Cardenal Piacenza: Nuestro programa no puede ser influenciado por querer estar por encima a toda costa, de querernos sentir aplaudidos por la opinión pública: nosotros debemos sólo servir por amor y con amor a nuestro Dios en nuestro prójimo, quienquiera que sea , conscientes de que el Salvador es sólo Jesús. Nosotros debemos dejarlo pasar, dejarlo hablar, dejarlo actuar a través de nuestras pobres personas y de nuestro compromiso cotidiano. Nosotros debemos poner el “nuestro” pero también el “suyo”. Nosotros, ante las situaciones aparentemente más desastrosas, no debemos asustarnos. El Señor, en la barca de Pedro, parece que dormía, ¡parece! Debemos actuar con energía, como si todo dependiese de nosotros pero con la paz de quien sabe que todo depende del Señor.

Por tanto debemos recordar que ¡el nombre del amor, en el tiempo es “fidelidad”! El creyente sabe que Él es el Camino, la Verdad y la Vida y no es “un” camino, “una” verdad, “una”vida”. Por tanto, la valentía de la verdad a costa de recibir insultos y desprecio es la clave de la misión en nuestra sociedad; es este coraje el que se une con el amor, con la caridad pastoral, que debe ser recuperado y que hace fascinante hoy más que nunca la vocación cristiana. Quería citar el programa que sintéticamente formuló en Stuttgart el Consejo de la Iglesia Evangélica en 1945: “Anunciar con más valentía, rezar con más confianza, creer con más alegría, amar con más pasión”.
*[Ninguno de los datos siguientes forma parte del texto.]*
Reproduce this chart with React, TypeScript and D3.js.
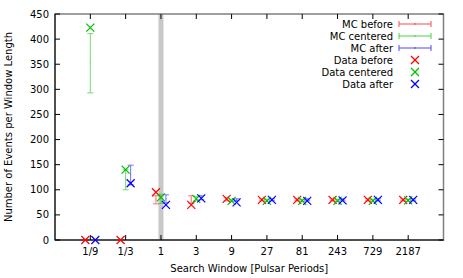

MONSEÑOR FRANCISCO PÉREZ:LA NUEVA ERA ES CONTRARIA A LA FE CATÓLICA

Pregunta: En más de una ocasión he escuchado que uno de lo movimientos de mayor incidencia, hoy día, es la “New Age”. ¿Podría decirme qué piensa la Iglesia respecto a tal experiencia pseudo-mística y si está de acuerdo con su mensaje? Es un estilo de orientar la vida que está impregnando las mentes y hasta las formas de pensamiento moderno.

Respuesta: Comienzo por explicar que la palabra “New Age”, significa “Nueva Era” y procede de la lengua inglesa. Es una corriente ideológica que tiene como idea fundamental que llegará un momento en el que la humanidad será muy diversa y cualitativamente distinta a la actual. Este paso evolutivo traerá consigo una iluminación de la conciencia de los hombres, desvanecerá nuestra percepción fragmentada de la realidad y, supuestamente, veremos al universo entero como es: un todo y único del cual nosotros mismos no somos más que una parte.
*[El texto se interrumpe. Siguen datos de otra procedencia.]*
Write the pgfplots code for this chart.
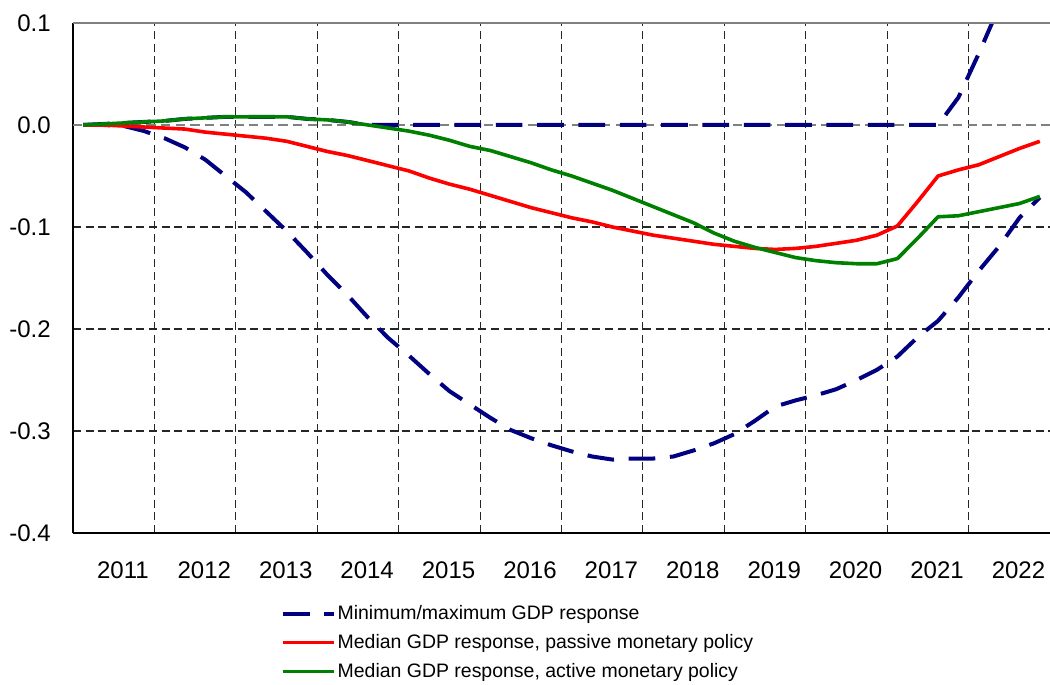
\documentclass[border=0pt]{standalone}
\usepackage{fontspec}
\setmainfont{Liberation Sans}
\usepackage{pgfplots}
\pgfplotsset{compat=1.18}

\definecolor{navyline}{RGB}{0,0,128}
\definecolor{redline}{RGB}{255,0,0}
\definecolor{greenline}{RGB}{0,128,0}
\definecolor{zeroline}{RGB}{128,128,128}

\begin{document}
\begin{tikzpicture}
\begin{axis}[
  scale only axis,
  width=732.75pt,
  height=382.5pt,
  xmin=0, xmax=48,
  ymin=-0.4, ymax=0.1,
  axis x line*=bottom,
  axis y line*=left,
  axis line style={black, line width=1.2pt, -},
  xtick={2.45,6.45,10.45,14.45,18.45,22.45,26.45,30.45,34.45,38.45,42.45,46.45},
  xticklabels={2011,2012,2013,2014,2015,2016,2017,2018,2019,2020,2021,2022},
  ytick={-0.4,-0.3,-0.2,-0.1,0,0.1},
  yticklabels={-0.4,-0.3,-0.2,-0.1,0.0,0.1},
  minor xtick={4,8,12,16,20,24,28,32,36,40,44},
  minor ytick={-0.3,-0.2,-0.1},
  xminorgrids, yminorgrids,
  minor grid style={black!85, line width=0.8pt, dash pattern=on 6pt off 3.5pt},
  extra y ticks={0},
  extra y tick labels={},
  extra y tick style={grid=major, major grid style={zeroline, line width=1.6pt, dash pattern=on 7pt off 4pt}},
  major tick length=0pt,
  minor tick length=0pt,
  xticklabel style={font=\fontsize{18}{21}\selectfont, inner sep=0pt, anchor=north, yshift=-21.5pt},
  yticklabel style={font=\fontsize{18}{21}\selectfont, inner sep=0pt, anchor=east, xshift=-16.5pt},
  legend style={at={(0.2085,-0.134)}, anchor=north west, draw=none, fill=none,
    font=\fontsize{14.6}{17}\selectfont, row sep=7.6pt, nodes={inner sep=1pt}},
  legend cell align=left,
  legend image code/.code={\draw[#1] (0pt,0pt) -- (38.5pt,0pt);},
]
% minimum
\addplot[navyline, line width=3pt, dash pattern=on 20pt off 11pt] coordinates {
  (0.5,0) (1.5,0) (2.5,-0.001) (3.5,-0.006) (4.5,-0.013) (5.5,-0.022)
  (6.5,-0.034) (7.5,-0.050) (8.5,-0.066) (9.5,-0.085) (10.5,-0.104) (11.5,-0.125)
  (12.5,-0.147) (13.5,-0.167) (14.5,-0.189) (15.5,-0.209) (16.5,-0.226) (17.5,-0.244)
  (18.5,-0.261) (19.5,-0.274) (20.5,-0.287) (21.5,-0.299) (22.5,-0.307) (23.5,-0.314)
  (24.5,-0.320) (25.5,-0.325) (26.5,-0.328) (27.5,-0.327) (28.5,-0.327) (29.5,-0.325)
  (30.5,-0.319) (31.5,-0.312) (32.5,-0.303) (33.5,-0.290) (34.5,-0.276) (35.5,-0.270)
  (36.5,-0.265) (37.5,-0.259) (38.5,-0.250) (39.5,-0.240) (40.5,-0.227) (41.5,-0.208)
  (42.5,-0.192) (43.5,-0.169) (44.5,-0.143) (45.5,-0.119) (46.5,-0.091) (47.5,-0.071)
};
\addlegendentry{Minimum/maximum GDP response}
% maximum
\addplot[navyline, line width=3pt, dash pattern=on 20pt off 11pt, forget plot] coordinates {
  (0.5,0) (1.5,0.001) (2.5,0.002) (3.5,0.003) (4.5,0.004) (5.5,0.006)
  (6.5,0.007) (7.5,0.008) (8.5,0.008) (9.5,0.008) (10.5,0.008) (11.5,0.006)
  (12.5,0.005) (13.5,0.003) (14.5,0) (15.5,0) (16.5,0) (17.5,0)
  (18.5,0) (19.5,0) (20.5,0) (21.5,0) (22.5,0) (23.5,0)
  (24.5,0) (25.5,0) (26.5,0) (27.5,0) (28.5,0) (29.5,0)
  (30.5,0) (31.5,0) (32.5,0) (33.5,0) (34.5,0) (35.5,0)
  (36.5,0) (37.5,0) (38.5,0) (39.5,0) (40.5,0) (41.5,0)
  (42.5,0) (43.5,0.027) (44.5,0.070) (45.5,0.116) (46.5,0.160) (47.5,0.205)
};
% passive
\addplot[redline, line width=2.7pt, line join=round] coordinates {
  (0.5,0) (1.5,0) (2.5,-0.001) (3.5,-0.002) (4.5,-0.003) (5.5,-0.004)
  (6.5,-0.007) (7.5,-0.009) (8.5,-0.011) (9.5,-0.013) (10.5,-0.016) (11.5,-0.021)
  (12.5,-0.026) (13.5,-0.030) (14.5,-0.035) (15.5,-0.040) (16.5,-0.045) (17.5,-0.052)
  (18.5,-0.058) (19.5,-0.063) (20.5,-0.069) (21.5,-0.075) (22.5,-0.081) (23.5,-0.086)
  (24.5,-0.091) (25.5,-0.095) (26.5,-0.100) (27.5,-0.104) (28.5,-0.108) (29.5,-0.111)
  (30.5,-0.114) (31.5,-0.117) (32.5,-0.119) (33.5,-0.121) (34.5,-0.122) (35.5,-0.121)
  (36.5,-0.119) (37.5,-0.116) (38.5,-0.113) (39.5,-0.108) (40.5,-0.099) (41.5,-0.075)
  (42.5,-0.050) (43.5,-0.044) (44.5,-0.039) (45.5,-0.031) (46.5,-0.023) (47.5,-0.016)
};
\addlegendentry{Median GDP response, passive monetary policy}
% active
\addplot[greenline, line width=2.7pt, line join=round] coordinates {
  (0.5,0) (1.5,0.001) (2.5,0.002) (3.5,0.003) (4.5,0.004) (5.5,0.006)
  (6.5,0.007) (7.5,0.008) (8.5,0.008) (9.5,0.008) (10.5,0.008) (11.5,0.006)
  (12.5,0.005) (13.5,0.003) (14.5,0.000) (15.5,-0.003) (16.5,-0.006) (17.5,-0.010)
  (18.5,-0.015) (19.5,-0.021) (20.5,-0.025) (21.5,-0.031) (22.5,-0.037) (23.5,-0.044)
  (24.5,-0.050) (25.5,-0.057) (26.5,-0.064) (27.5,-0.072) (28.5,-0.080) (29.5,-0.088)
  (30.5,-0.096) (31.5,-0.106) (32.5,-0.114) (33.5,-0.120) (34.5,-0.125) (35.5,-0.130)
  (36.5,-0.133) (37.5,-0.135) (38.5,-0.136) (39.5,-0.136) (40.5,-0.131) (41.5,-0.111)
  (42.5,-0.090) (43.5,-0.089) (44.5,-0.085) (45.5,-0.081) (46.5,-0.077) (47.5,-0.070)
};
\addlegendentry{Median GDP response, active monetary policy}
\end{axis}
\draw[zeroline, line width=1.5pt] (current axis.north west) -- (current axis.north east);
\pgfresetboundingbox
\path[use as bounding box] ([xshift=-54.75pt,yshift=-113.25pt]current axis.south west)
  rectangle ([yshift=17.25pt]current axis.north east);
\end{tikzpicture}
\end{document}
No es una secta, ni una religión. No es una organización única, ni sigue líneas unánimes y universales. No es ni ciencia ni filosofía, aunque se encubre en ideas confusas que combinan lo filosófico con lo teológico pero sin consistencia. Es un sentimentalismo pretencioso y difuso. No se puede definir por sí misma porque se mueve en la indefinición y en la falta de organización. Defiende exageradamente el ecologismo.
Del ecologismo exagerado nace una especie de espiritualidad planetaria que quiere “animar” a toda la realidad cósmica o dotar, a la creación, de una fuerza mágica. Se pierde la noción de un Dios personal que es distinto a la creación y por tanto defiende, dicho modo de sentir y pensar, una especie de magma divino e impersonal que se mueve por todo el universo. Se podría profundizar más y observar que caen en el mismo error que los gnósticos (corriente filosófica que pretendían con el sólo conocimiento llegar a comprender de forma absoluta e intuitiva lo divino y por otra parte se basan en la pseudo-ciencia).
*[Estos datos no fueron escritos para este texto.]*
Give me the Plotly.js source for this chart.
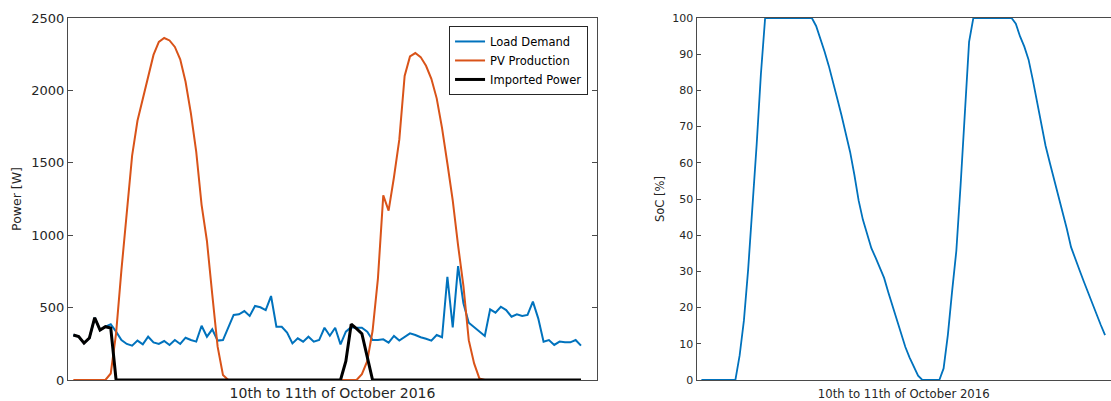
<!DOCTYPE html>
<html>
<head>
<meta charset="utf-8">
<script src="https://cdn.plot.ly/plotly-3.0.1.min.js"></script>
<style>
html,body{margin:0;padding:0;background:#fff;overflow:hidden;}
#chart{width:1111px;height:401px;}
</style>
</head>
<body>
<div id="chart"></div>
<script>
// ---- data (one sample per 30 min, 10th-11th October 2016) ----
const seriesNames = ["Load Demand", "PV Production", "Imported Power"];
const xAxisLabel = "10th to 11th of October 2016";
const powerAxisLabel = "Power [W]";
const socAxisLabel = "SoC [%]";

const loadDemand = [
  311,300,255,290,430,345,368,385,334,276,249,237,272,246,299,260,249,269,242,276,
  249,292,276,265,375,299,350,272,276,368,449,454,476,442,511,502,483,580,368,368,
  327,253,288,265,299,265,276,361,306,361,246,334,365,360,361,334,276,276,281,258,
  304,272,299,322,311,295,285,272,311,295,713,364,787,530,396,364,334,304,488,465,
  506,483,437,454,442,449,541,426,265,276,242,265,260,260,276,237
];
const pvProduction = [
  0,0,0,0,0,0,0,45,322,760,1180,1550,1790,1940,2110,2245,2335,2362,2345,2300,
  2215,2060,1842,1575,1210,960,590,230,35,0,0,0,0,0,0,0,0,0,0,0,
  0,0,0,0,0,0,0,0,0,0,0,0,0,0,40,130,340,700,1275,1170,
  1400,1660,2100,2235,2258,2230,2170,2080,1945,1740,1495,1240,930,650,275,115,10,0,0,0,
  0,0,0,0,0,0,0,0,0,0,0,0,0,0,0,0
];
const importedPower = [
  311,300,255,290,430,345,368,359,0,0,0,0,0,0,0,0,0,0,0,0,
  0,0,0,0,0,0,0,0,0,0,0,0,0,0,0,0,0,0,0,0,
  0,0,0,0,0,0,0,0,0,0,0,130,385,355,320,160,0,0,0,0,
  0,0,0,0,0,0,0,0,0,0,0,0,0,0,0,0,0,0,0,0,
  0,0,0,0,0,0,0,0,0,0,0,0,0,0,0,0
];
const stateOfCharge = [
  0,0,0,0,0,0,0,0,0,6.8,16.4,30.5,46.7,64.9,84.4,100,100,100,100,100,
  100,100,100,100,100,100,100,97.8,94.4,90.7,86.7,82.5,77.6,73,68.3,63,56.7,49.6,44.3,40,
  36.4,33.8,31,28.2,24.2,20.4,16.6,12.9,9.1,6.2,3.5,1.2,0,0,0,0,0,3.2,12.4,24.5,
  35.7,53.8,74.5,93.4,100,100,100,100,100,100,100,100,100,100,98.4,94.9,92.1,88.5,82.9,76.8,
  70.7,64.7,60,55.4,51,46.8,41.8,36.7,33.3,30.3,27.2,24.1,21,18,15.2,12.4
];
const powerTicks = [0, 500, 1000, 1500, 2000, 2500];
const socTicks = [0, 10, 20, 30, 40, 50, 60, 70, 80, 90, 100];

// ---- styling ----
const FONT = "DejaVu Sans, Arial, sans-serif";
const TXT = "#262626";
const AX = "#4a4a4a";

const traces = [
  {y: loadDemand, name: seriesNames[0], type: "scatter", mode: "lines",
   line: {color: "#0072BD", width: 2}, xaxis: "x", yaxis: "y"},
  {y: pvProduction, name: seriesNames[1], type: "scatter", mode: "lines",
   line: {color: "#D95319", width: 2}, xaxis: "x", yaxis: "y"},
  {y: importedPower, name: seriesNames[2], type: "scatter", mode: "lines",
   line: {color: "#000000", width: 3}, xaxis: "x", yaxis: "y"},
  {y: stateOfCharge, name: "SoC", type: "scatter", mode: "lines", showlegend: false,
   line: {color: "#0072BD", width: 1.8}, xaxis: "x2", yaxis: "y2"}
];

const layout = {
  width: 1111, height: 401,
  margin: {l: 68, r: 0, t: 18, b: 21},
  paper_bgcolor: "#fff", plot_bgcolor: "#fff",
  font: {family: FONT, color: TXT},
  showlegend: true,
  legend: {
    x: 0.4986, xanchor: "right", y: 0.978, yanchor: "top",
    bgcolor: "#fff", bordercolor: TXT, borderwidth: 1,
    font: {family: FONT, size: 11.5, color: "#000"},
    tracegroupgap: 0, itemwidth: 30
  },
  xaxis: {
    domain: [0, 0.5072], range: [-1, 98], anchor: "y",
    showticklabels: false, ticks: "", showgrid: false, zeroline: false,
    showline: true, mirror: true, linecolor: AX, linewidth: 1,
    title: {text: xAxisLabel, font: {family: FONT, size: 14, color: TXT}, standoff: 9}
  },
  yaxis: {
    domain: [0, 1], range: [0, 2500], anchor: "x",
    tickvals: powerTicks, ticktext: powerTicks.map(String),
    ticks: "inside", ticklen: 5, tickcolor: AX, showgrid: false, zeroline: false,
    showline: true, mirror: "ticks", linecolor: AX, linewidth: 1,
    tickfont: {family: FONT, size: 13, color: TXT},
    title: {text: powerAxisLabel, font: {family: FONT, size: 12.5, color: TXT}, standoff: 6}
  },
  xaxis2: {
    domain: [0.6026, 1], range: [-1.15, 96.4], anchor: "y2",
    showticklabels: false, ticks: "", showgrid: false, zeroline: false,
    showline: true, mirror: true, linecolor: AX, linewidth: 1,
    title: {text: xAxisLabel, font: {family: FONT, size: 11.7, color: TXT}, standoff: 9}
  },
  yaxis2: {
    domain: [0, 1], range: [0, 100], anchor: "x2",
    tickvals: socTicks, ticktext: socTicks.map(String),
    ticks: "inside", ticklen: 4, tickcolor: AX, showgrid: false, zeroline: false,
    showline: true, mirror: false, linecolor: AX, linewidth: 1,
    tickfont: {family: FONT, size: 11, color: TXT},
    title: {text: socAxisLabel, font: {family: FONT, size: 11.5, color: TXT}, standoff: 5}
  }
};

Plotly.newPlot("chart", traces, layout, {staticPlot: true, displayModeBar: false});
</script>
</body>
</html>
Es incompatible, la ‘Nueva Era’, con el evangelio y la doctrina de la Iglesia por varias razones que sintetizo. La primera característica es el relativismo ideológico, espiritual y moral que se mueve en torno a esta teoría. La segunda, que afirma tal modo de pensar, es que “todo es dios” y por eso recalcan que “no hay ningún dios fuera de ti mismo”. Tercera, admiten que han venido muchos “mesías” y rechazan que Jesucristo sea el único e irrepetible. Por tanto no lo consideran como el único que revela la vida de Dios-Trinidad, que es el Hijo de Dios y que se ha Encarnado, en el seno de la Virgen María, para salvarnos. La cuarta razón es que admiten la reencarnación o la transmigración del alma, es decir que el yo personal del ser humano viva varias existencias en forma cíclica, cambiando sólo de cuerpo a lo largo de centenares o miles de años hasta lograr su “iluminación definitiva” y esto es algo totalmente irreconciliable con la fe cristiana. Podríamos añadir muchas más de las teorías embaucadoras que, teniéndolas como base, desorientan a los ingenuos y faltos de formación. El beato Juan Pablo II advertía, a los fieles cristianos, que sean conscientes de la “incompatibilidad de esas ideas con la fe de la Iglesia”. La “Nueva Era” es contraria a la fe católica y desorienta no sólo a los ingenuos sino incluso a los más inteligentes. Quien se asocie a esta forma de pensar y vivir no tenga la menor duda de que su fe cristiana y católica, al final, se perderá.